Hedge funds were snapping up short-dated options on yen crosses last week to capture volatility after the yen gained in the spot market. The move was triggered by comments by officials in Davos Wednesday that next week's G7 meeting could focus on reversing the yen slide against major currencies. Spillover from lower-than-expected Australian consumer price index figures Wednesday and general concerns about yen weakness also contributed to the yen rally across pairs.
Euro/yen spot fell to JPY156.33 Thursday from JPY158.60 Wednesday, causing one-month implied volatility for EUR/JPY to spike to 7.8% Thursday from 6.3% Wednesday. Sterling/yen dropped to JPY240 from JPY277 and the move was mirrored in U.S. dollar/yen as traders unwound yen-funded carry trades.
London traders reported strong interest in risk reversals and particular interest in one-week yen calls with downside strikes at JPY155 and JPY154 against the euro and JPY234 and JPY233 against the British pound. "The market is entirely focused on the carry trade," said one City trader. "People with carry trades are worried that they are too large and are scared of a big correction."

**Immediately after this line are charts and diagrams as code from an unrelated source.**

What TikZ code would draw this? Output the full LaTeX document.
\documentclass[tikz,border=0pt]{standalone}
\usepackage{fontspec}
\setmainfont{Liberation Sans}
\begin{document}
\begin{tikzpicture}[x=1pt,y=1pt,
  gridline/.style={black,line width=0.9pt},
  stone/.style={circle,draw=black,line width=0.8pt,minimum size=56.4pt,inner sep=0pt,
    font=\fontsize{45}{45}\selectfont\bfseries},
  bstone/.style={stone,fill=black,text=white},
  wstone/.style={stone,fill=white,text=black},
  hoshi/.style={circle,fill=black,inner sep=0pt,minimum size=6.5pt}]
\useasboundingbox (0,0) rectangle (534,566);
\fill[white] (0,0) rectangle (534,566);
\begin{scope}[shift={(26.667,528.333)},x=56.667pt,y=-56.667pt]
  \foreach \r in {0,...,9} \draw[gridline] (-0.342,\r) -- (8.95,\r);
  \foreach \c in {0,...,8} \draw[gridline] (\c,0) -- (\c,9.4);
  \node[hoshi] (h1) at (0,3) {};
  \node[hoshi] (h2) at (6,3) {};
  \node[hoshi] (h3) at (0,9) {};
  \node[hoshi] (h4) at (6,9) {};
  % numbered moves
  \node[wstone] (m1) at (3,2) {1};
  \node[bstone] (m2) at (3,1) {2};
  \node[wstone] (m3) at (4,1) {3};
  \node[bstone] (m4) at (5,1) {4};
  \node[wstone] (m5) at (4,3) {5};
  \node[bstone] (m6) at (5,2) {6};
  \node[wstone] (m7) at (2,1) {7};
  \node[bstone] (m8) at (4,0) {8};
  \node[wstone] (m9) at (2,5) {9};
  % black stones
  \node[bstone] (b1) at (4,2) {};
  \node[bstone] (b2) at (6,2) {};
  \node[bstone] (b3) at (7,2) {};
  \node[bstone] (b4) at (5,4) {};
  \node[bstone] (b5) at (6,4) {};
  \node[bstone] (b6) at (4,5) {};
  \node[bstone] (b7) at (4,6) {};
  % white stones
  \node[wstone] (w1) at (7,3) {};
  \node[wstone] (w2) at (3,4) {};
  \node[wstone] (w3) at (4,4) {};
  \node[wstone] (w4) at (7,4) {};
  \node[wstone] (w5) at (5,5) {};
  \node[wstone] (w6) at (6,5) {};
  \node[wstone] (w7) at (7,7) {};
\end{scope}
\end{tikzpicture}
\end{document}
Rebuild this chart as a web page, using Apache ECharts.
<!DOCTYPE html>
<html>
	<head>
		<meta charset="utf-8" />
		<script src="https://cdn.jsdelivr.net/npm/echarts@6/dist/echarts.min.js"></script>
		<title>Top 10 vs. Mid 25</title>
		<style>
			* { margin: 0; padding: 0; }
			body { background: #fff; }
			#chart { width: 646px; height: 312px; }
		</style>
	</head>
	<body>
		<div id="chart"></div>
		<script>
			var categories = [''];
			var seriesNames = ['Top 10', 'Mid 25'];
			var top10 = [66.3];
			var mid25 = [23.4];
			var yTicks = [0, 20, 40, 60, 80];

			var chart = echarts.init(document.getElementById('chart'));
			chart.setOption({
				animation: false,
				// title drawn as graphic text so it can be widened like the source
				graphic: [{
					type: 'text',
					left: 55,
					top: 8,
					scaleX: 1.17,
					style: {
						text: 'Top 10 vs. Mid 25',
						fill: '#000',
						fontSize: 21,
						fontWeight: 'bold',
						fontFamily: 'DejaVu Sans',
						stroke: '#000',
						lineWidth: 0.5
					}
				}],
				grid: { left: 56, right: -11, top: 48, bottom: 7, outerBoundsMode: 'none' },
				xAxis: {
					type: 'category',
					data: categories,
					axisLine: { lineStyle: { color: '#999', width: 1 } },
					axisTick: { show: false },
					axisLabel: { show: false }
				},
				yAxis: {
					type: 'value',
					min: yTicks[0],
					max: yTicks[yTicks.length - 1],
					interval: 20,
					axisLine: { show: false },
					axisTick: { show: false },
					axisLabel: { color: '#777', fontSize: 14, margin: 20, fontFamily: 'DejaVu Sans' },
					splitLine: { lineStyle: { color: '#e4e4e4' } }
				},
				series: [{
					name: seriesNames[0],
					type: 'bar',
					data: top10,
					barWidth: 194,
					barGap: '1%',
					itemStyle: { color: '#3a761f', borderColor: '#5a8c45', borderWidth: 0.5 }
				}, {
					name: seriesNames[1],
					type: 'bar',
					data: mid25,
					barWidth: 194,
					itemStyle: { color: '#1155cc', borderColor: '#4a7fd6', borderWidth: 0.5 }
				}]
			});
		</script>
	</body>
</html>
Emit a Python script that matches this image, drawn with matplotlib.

Despite the rally, however, Steve Barrow, fx strategist at Bear Stearns in London, said the yen remains weak and is likely to fall further if the G7 does not force a more permanent upward correction. "There has been talk before all of the last few G7 meetings about discussing the yen," he said. "But it is not actually included in the communiqué because the U.S. pulls the strings and the U.S. has bigger fish to fry. I don't believe for one minute the U.S. will compromise its efforts on China by going after Japan. So what I think you'll see European pressure and resistance from the U.S., making a non-starter."